如果琴弦无限长,那么这两个脉冲将沿相反的方向永远行进下去—当然,这里有个假设条件,即不存在迟滞运动的摩擦力。但实际上,琴弦的长度是有限的;其两端被紧紧固定,导致两个脉冲在两个端点间来回运动,它们会周期性地组合成“驻波”(standing wave),即一种上下运动,而琴弦上的每一个点都参与其中。这种周期性运动只能是一种以琴弦的最低频率,即基频,振动的纯粹的正弦波,或者是若干频率为基频的2、3、4、…倍的正弦波的叠加组合。这就是我们在上一章中提到的谐波,它们将琴弦分解成单个的部分,其波长分别为基本波长的1/2、1/3、1/4、…,并且每一部分的振动都彼此独立。琴弦的实际运动则是所有这些波的总和或者叠加。
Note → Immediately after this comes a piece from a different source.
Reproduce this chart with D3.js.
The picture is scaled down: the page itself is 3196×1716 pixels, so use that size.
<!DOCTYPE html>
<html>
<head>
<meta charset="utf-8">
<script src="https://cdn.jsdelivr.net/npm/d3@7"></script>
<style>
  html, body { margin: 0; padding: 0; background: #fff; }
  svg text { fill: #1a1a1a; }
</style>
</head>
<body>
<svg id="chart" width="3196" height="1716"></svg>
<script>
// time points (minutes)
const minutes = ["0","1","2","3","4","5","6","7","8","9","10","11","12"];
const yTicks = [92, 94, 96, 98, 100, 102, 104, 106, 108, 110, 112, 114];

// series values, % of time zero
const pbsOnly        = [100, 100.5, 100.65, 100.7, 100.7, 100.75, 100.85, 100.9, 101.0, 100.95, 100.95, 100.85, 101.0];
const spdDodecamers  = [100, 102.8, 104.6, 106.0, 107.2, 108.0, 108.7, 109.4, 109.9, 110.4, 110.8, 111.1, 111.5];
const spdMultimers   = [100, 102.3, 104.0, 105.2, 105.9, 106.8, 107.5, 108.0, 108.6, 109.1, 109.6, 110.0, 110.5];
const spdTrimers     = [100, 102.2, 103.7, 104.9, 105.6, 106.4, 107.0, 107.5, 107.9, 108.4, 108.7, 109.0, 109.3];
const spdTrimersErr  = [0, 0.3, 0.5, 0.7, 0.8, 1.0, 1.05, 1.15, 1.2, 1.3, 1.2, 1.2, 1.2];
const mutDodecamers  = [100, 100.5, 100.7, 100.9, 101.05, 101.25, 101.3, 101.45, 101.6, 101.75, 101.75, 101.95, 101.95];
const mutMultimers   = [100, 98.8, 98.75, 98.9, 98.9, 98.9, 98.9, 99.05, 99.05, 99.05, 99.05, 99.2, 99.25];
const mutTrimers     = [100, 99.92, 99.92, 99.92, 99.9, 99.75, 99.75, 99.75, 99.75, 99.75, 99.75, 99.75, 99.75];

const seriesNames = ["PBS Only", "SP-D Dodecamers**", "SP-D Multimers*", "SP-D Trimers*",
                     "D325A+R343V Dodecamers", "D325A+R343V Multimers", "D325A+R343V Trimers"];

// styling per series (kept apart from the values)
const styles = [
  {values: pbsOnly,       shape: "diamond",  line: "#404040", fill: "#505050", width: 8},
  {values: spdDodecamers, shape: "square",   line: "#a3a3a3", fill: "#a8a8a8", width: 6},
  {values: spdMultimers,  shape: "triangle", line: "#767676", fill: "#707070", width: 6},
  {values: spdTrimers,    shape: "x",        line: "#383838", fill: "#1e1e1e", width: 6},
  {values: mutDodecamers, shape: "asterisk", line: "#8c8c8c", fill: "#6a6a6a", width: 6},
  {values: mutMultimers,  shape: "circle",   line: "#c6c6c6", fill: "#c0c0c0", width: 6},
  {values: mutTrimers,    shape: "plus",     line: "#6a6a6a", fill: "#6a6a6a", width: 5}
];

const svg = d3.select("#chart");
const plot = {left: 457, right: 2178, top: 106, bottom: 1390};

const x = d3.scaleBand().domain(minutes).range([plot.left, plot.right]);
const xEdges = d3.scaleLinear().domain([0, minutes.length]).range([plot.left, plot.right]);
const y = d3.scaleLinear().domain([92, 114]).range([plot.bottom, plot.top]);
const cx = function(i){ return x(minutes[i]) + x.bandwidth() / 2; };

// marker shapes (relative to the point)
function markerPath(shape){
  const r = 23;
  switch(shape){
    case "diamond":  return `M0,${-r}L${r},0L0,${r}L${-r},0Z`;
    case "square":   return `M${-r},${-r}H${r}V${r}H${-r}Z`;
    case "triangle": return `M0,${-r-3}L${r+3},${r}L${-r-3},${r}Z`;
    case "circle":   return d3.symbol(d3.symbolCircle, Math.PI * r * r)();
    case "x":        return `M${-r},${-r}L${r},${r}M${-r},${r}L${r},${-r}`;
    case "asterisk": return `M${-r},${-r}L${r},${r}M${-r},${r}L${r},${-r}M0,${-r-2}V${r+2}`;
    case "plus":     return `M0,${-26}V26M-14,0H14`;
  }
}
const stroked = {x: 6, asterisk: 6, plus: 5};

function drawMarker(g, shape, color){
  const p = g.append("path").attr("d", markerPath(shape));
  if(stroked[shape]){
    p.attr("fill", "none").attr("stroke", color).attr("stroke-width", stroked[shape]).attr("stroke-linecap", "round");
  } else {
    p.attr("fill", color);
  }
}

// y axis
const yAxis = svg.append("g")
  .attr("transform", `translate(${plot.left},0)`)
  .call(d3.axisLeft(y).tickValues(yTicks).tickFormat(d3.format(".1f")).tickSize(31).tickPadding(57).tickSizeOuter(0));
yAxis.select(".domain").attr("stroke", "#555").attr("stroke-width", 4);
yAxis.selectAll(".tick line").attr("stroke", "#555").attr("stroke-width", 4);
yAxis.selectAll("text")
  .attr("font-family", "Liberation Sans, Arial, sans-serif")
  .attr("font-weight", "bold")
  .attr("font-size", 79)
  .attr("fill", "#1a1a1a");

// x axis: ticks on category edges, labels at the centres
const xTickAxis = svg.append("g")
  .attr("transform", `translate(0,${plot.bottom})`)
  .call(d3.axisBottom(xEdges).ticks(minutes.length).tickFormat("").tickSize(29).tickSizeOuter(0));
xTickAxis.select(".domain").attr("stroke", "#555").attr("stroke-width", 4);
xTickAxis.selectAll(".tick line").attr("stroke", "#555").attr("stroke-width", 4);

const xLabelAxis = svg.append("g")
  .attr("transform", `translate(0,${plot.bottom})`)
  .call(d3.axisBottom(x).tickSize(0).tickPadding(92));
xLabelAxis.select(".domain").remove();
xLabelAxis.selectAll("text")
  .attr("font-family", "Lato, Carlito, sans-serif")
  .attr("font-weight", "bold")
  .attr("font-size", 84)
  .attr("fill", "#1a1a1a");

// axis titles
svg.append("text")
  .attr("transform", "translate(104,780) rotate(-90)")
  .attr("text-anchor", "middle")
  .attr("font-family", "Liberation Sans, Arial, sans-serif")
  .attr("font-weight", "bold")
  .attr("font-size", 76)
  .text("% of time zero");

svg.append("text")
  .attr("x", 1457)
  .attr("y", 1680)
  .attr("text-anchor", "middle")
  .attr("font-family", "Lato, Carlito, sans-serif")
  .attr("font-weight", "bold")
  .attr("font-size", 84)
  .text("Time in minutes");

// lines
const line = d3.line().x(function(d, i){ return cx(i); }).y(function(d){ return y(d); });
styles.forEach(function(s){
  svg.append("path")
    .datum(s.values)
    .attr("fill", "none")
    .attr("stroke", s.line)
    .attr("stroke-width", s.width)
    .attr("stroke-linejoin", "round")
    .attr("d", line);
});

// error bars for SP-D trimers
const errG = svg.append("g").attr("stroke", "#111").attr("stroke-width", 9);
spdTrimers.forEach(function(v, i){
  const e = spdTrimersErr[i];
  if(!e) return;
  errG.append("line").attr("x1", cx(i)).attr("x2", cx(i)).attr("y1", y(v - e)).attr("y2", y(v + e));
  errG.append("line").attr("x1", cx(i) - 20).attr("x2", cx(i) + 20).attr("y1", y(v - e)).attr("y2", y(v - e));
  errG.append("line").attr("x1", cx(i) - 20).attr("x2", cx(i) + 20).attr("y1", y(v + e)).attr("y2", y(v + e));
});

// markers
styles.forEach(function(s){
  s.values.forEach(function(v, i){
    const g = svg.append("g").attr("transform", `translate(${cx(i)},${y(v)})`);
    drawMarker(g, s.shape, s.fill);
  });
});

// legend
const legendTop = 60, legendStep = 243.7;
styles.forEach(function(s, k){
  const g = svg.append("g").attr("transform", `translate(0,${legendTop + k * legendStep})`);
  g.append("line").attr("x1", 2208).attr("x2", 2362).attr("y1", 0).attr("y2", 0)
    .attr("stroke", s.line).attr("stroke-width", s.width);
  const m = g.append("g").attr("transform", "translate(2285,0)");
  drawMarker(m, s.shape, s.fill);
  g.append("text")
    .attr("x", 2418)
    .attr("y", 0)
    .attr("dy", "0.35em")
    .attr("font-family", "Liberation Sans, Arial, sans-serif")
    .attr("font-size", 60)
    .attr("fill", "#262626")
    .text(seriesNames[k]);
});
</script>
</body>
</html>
18世纪的数学家面临着一个困境:如何确定琴弦被拨弄时所形成的初始三角形的形状?该三角形有一个尖锐的顶角,它会演变成许多—也许是无数个—正弦波彼此叠加在一起,每个波的形状都异常平滑。这个问题成了一场激烈辩论的焦点,几乎每位数学家都不遗余力地参与其中。他们之中,有四个名字脱颖而出:丹尼尔·贝尔努利(Daniel Bernoulli, 1700-1782),莱昂哈德·欧拉,让·勒朗·达朗贝尔(Jeanle Rond D'Alembert,1717-1783)和约瑟夫·路易·拉格朗日(Joseph Louis Lagrange,1736-1813)。下面,我们先简单介绍一下这四位主角。
丹尼尔·贝尔努利是一个显赫家族的第二代,他的家族数学家和物理学家辈出。这个家族来自瑞士巴塞尔(Basel),一座安详宁静的大学城。经过五代的传承,贝尔努利家族至少出过八位杰出的成员。这些家族成员之间相互竞争,彼此嫉妒,他们做出了很多的发现,也不断卷入因这些发现而引起的诸多论战之中。他们会就工作中的技术细节激烈辩论,而家族成员之间的论战对此更是火上浇油。
丹尼尔的父亲约翰[Johann,也被称为让(Jeanne),1667-1748],及其兄长雅各布[Jakob,也被称为雅克(Jacques)或者詹姆斯(James),1654—1705]是贝尔努利家族在数学领域取得非凡成就的第一代成员。老贝尔努利们充分利用新近创立的微积分理论,在连续介质力学的几个领域做出了重要的贡献,其中包括弹性力学、流体力学以及振动理论等。雅各布还撰写了一篇关于概率理论的、具有里程碑意义的论文,即《推想的艺术》(Ars conjectandi,该书在雅各布去世后于 1713 年出版)。丹尼尔·贝尔努利继承了父辈的事业,他在 1738 年发表的论文《流体力学》(Hydrodynamica)中提出了一个以他的姓氏命名的著名定律(即“贝尔努利定律”),为飞行理论奠定了基础。丹尼尔和父亲经常投身于相同问题的研究工作,他们分享各自的见解,但会为某些细枝末节而争吵不休。有一次,约翰由于不得不和丹尼尔一起分享巴黎科学院(Paris Academy of Sciences)的一项殊荣而大为光火,最终将儿子永远逐出门墙。在家族中,丹尼尔是唯一一位在数学理论及实验物理学方面均取得不朽成就的人,而其他人的最主要成就都是成为数学家。